A glorious Saturday afternoon drink was planned at a seaside haunt. On the veranda, around 4pm. Warm, still, beautiful view of the bay ... perfect setting for a glass of bubbles and perhaps an early supper, too. John25 arrived after me. I had had time to soak up the atmosphere, admire the view, greet the people whom I knew in the venue, and make friends with the waiters. I was good to go.
The moment I saw John25, I knew. "He is an empty vessel" I said to myself. Vacuous. A nobody man. I was in for a treat. Not.
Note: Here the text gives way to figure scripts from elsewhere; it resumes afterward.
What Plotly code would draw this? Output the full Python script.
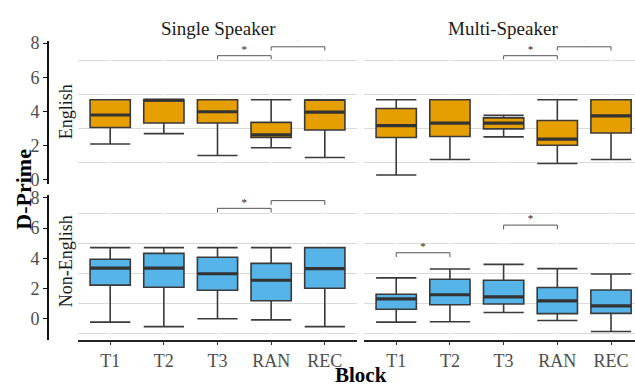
import plotly.graph_objects as go

blocks = ["T1", "T2", "T3", "RAN", "REC"]
block_pos = [1, 2, 3, 4, 5]

# English, Single Speaker
eng_single_low = [2.09, 2.70, 1.42, 1.87, 1.30]
eng_single_q1 = [3.06, 3.32, 3.32, 2.47, 2.91]
eng_single_med = [3.79, 4.66, 3.98, 2.63, 3.96]
eng_single_q3 = [4.68, 4.68, 4.68, 3.36, 4.66]
eng_single_high = [4.68, 4.68, 4.68, 4.68, 4.68]

# English, Multi-Speaker
eng_multi_low = [0.28, 1.19, 2.51, 0.95, 1.19]
eng_multi_q1 = [2.47, 2.53, 2.98, 2.02, 2.74]
eng_multi_med = [3.17, 3.32, 3.32, 2.38, 3.74]
eng_multi_q3 = [4.17, 4.68, 3.62, 3.47, 4.68]
eng_multi_high = [4.68, 4.68, 3.77, 4.68, 4.68]

# Non-English, Single Speaker
non_single_low = [-0.22, -0.52, 0.00, -0.07, -0.52]
non_single_q1 = [2.23, 2.09, 1.89, 1.19, 2.02]
non_single_med = [3.35, 3.35, 2.98, 2.55, 3.32]
non_single_q3 = [3.94, 4.33, 4.07, 3.67, 4.71]
non_single_high = [4.71, 4.71, 4.71, 4.71, 4.71]

# Non-English, Multi-Speaker
non_multi_low = [-0.22, -0.20, 0.42, -0.11, -0.84]
non_multi_q1 = [0.63, 0.93, 0.98, 0.34, 0.36]
non_multi_med = [1.32, 1.59, 1.45, 1.19, 0.85]
non_multi_q3 = [1.62, 2.62, 2.55, 2.07, 1.91]
non_multi_high = [2.71, 3.30, 3.60, 3.32, 2.96]

# significance brackets: (panel, from block, to block, height)
sig_panel = ["ES", "ES", "EM", "EM", "NS", "NS", "NM", "NM"]
sig_from = ["T3", "RAN", "T3", "RAN", "T3", "RAN", "T1", "T3"]
sig_to = ["RAN", "REC", "RAN", "REC", "RAN", "REC", "T2", "RAN"]
sig_y = [7.26, 7.78, 7.26, 7.78, 7.31, 7.82, 4.37, 6.20]
sig_label = ["*"] * 8

ORANGE = "#E69F00"
BLUE = "#56B4E9"
EDGE = "#3a3a3a"
SERIF = "Liberation Serif"

W, H = 635, 389
def px_x(p):
    return p / W
def px_y(p):
    return 1 - p / H

panels = {
    "ES": dict(xa="x", ya="y", color=ORANGE, low=eng_single_low, q1=eng_single_q1,
               med=eng_single_med, q3=eng_single_q3, high=eng_single_high),
    "EM": dict(xa="x2", ya="y", color=ORANGE, low=eng_multi_low, q1=eng_multi_q1,
               med=eng_multi_med, q3=eng_multi_q3, high=eng_multi_high),
    "NS": dict(xa="x3", ya="y2", color=BLUE, low=non_single_low, q1=non_single_q1,
               med=non_single_med, q3=non_single_q3, high=non_single_high),
    "NM": dict(xa="x4", ya="y2", color=BLUE, low=non_multi_low, q1=non_multi_q1,
               med=non_multi_med, q3=non_multi_q3, high=non_multi_high),
}

BW = 0.75
fig = go.Figure()
for key, p in panels.items():
    fig.add_trace(go.Box(
        x=block_pos, q1=p["q1"], median=p["med"], q3=p["q3"],
        lowerfence=p["low"], upperfence=p["high"],
        width=BW, whiskerwidth=1.0, boxpoints=False,
        fillcolor=p["color"], line=dict(color=EDGE, width=1.6),
        xaxis=p["xa"], yaxis=p["ya"], showlegend=False, hoverinfo="skip"))
    mx, my = [], []
    for xi, m in zip(block_pos, p["med"]):
        mx += [xi - BW / 2, xi + BW / 2, None]
        my += [m, m, None]
    fig.add_trace(go.Scatter(x=mx, y=my, mode="lines",
                             line=dict(color="#333333", width=3.2),
                             xaxis=p["xa"], yaxis=p["ya"], showlegend=False,
                             hoverinfo="skip"))

for pan, a, b, yv, lab in zip(sig_panel, sig_from, sig_to, sig_y, sig_label):
    p = panels[pan]
    x1 = block_pos[blocks.index(a)]
    x2 = block_pos[blocks.index(b)]
    drop = 0.22 if p["ya"] == "y" else 0.28
    fig.add_trace(go.Scatter(x=[x1, x1, x2, x2], y=[yv - drop, yv, yv, yv - drop],
                             mode="lines", line=dict(color="#555555", width=1),
                             xaxis=p["xa"], yaxis=p["ya"], showlegend=False,
                             hoverinfo="skip"))
    fig.add_trace(go.Scatter(x=[(x1 + x2) / 2], y=[yv], mode="text", text=[lab],
                             textposition="top center",
                             textfont=dict(size=11, color="#222222", family=SERIF),
                             xaxis=p["xa"], yaxis=p["ya"], showlegend=False,
                             hoverinfo="skip"))

left_dom = [px_x(78), px_x(357)]
right_dom = [px_x(364), 1.0]
top_dom = [px_y(183), px_y(35)]
bot_dom = [px_y(344), px_y(195)]

xcommon = dict(tickvals=block_pos, ticktext=blocks, showgrid=True,
               gridcolor="white", gridwidth=1.5, zeroline=False,
               tickfont=dict(family=SERIF, size=18, color="#4d4d4d"))
xbottom = dict(showline=True, linecolor="#222222", linewidth=1.6,
               ticks="outside", ticklen=4, tickcolor="#333333", tickwidth=1.2)

ycommon = dict(anchor="free", position=px_x(48), showline=True, linecolor="#111111",
               linewidth=1.6, ticks="outside", ticklen=4, tickcolor="#111111",
               tickwidth=1.2, tickvals=[0, 2, 4, 6, 8], showgrid=False,
               zeroline=False,
               tickfont=dict(family=SERIF, size=18, color="#4d4d4d"))

fig.update_layout(
    width=W, height=H, margin=dict(l=0, r=0, t=0, b=0),
    paper_bgcolor="white", plot_bgcolor="white",
    xaxis=dict(domain=left_dom, anchor="y", range=[0.4, 5.6], showticklabels=False,
               **xcommon),
    xaxis2=dict(domain=right_dom, anchor="y", range=[0.4, 0.4 + 271 / 53.7],
                showticklabels=False, **xcommon),
    xaxis3=dict(domain=left_dom, anchor="y2", range=[0.4, 5.6], **xcommon, **xbottom),
    xaxis4=dict(domain=right_dom, anchor="y2", range=[0.4, 0.4 + 271 / 53.7],
                **xcommon, **xbottom),
    yaxis=dict(domain=top_dom, range=[-0.24, 8.13],
               minor=dict(tickvals=[1, 3, 5, 7], showgrid=True, gridcolor="#dadada",
                          gridwidth=1.2, ticks=""),
               **ycommon),
    yaxis2=dict(domain=bot_dom, range=[-1.37, 8.16],
                minor=dict(tickvals=[-1, 1, 3, 5, 7], showgrid=True,
                           gridcolor="#dadada", gridwidth=1.2, ticks=""),
                **ycommon),
)

ann_font = dict(family=SERIF, size=19, color="#1a1a1a")
annotations = [
    dict(text="Single Speaker", x=px_x(218), y=px_y(22), font=ann_font),
    dict(text="Multi-Speaker", x=px_x(503), y=px_y(22), font=ann_font),
    dict(text="English", x=px_x(66), y=px_y(109), textangle=-90,
         font=dict(family=SERIF, size=18, color="#1a1a1a")),
    dict(text="Non-English", x=px_x(66), y=px_y(263), textangle=-90,
         font=dict(family=SERIF, size=18, color="#1a1a1a")),
    dict(text="<b>D-Prime</b>", x=px_x(24), y=px_y(189), textangle=-90,
         font=dict(family=SERIF, size=22, color="#000000")),
    dict(text="<b>Block</b>", x=px_x(361), y=px_y(381),
         font=dict(family=SERIF, size=21, color="#000000")),
]
for a in annotations:
    a.update(xref="paper", yref="paper", showarrow=False, xanchor="center",
             yanchor="middle")
fig.update_layout(annotations=annotations)

fig.write_html("out.html", config=dict(displayModeBar=False),
               post_script="document.body.style.margin='0';document.body.style.overflow='hidden';")
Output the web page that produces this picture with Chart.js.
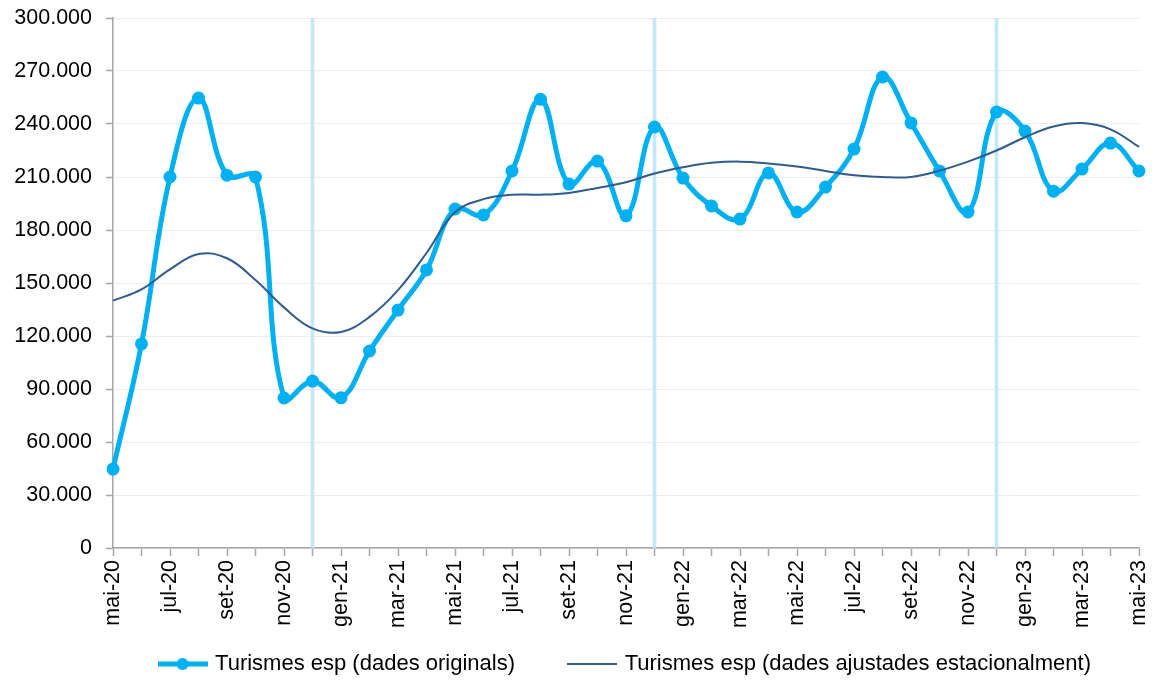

And indeed John25 was a soulless man. He was good looking enough, of a decent height, sporty and tanned. But empty. Vacant. Insubstantial. Deserted. Abandoned. No matter what I said, I could not get anything of substance out of John25. He was not offensive. I prefer offensive. At least offensive has energy. John25 chatted, but it was as if he was not there. I could not detect a soul. I could not feel his essence. It was disconcerting. And not fun.
I battled to engage with John25. I seldom, very seldom, battle to engage with people. Even blind dates. I can engage with the most wooden of people, like a Post Office clerk who doesn't feel like searching for my parcel. Even those dreadful call centre types from Telkom. I can even engage with them. John25 was not shy. He made an effort to chat. But he was absent. Missing-in-action took on a whole new meaning that glorious day on the veranda.
I drank my bubbles fast. I declined a top up. And John25 is still missing-in-action to date.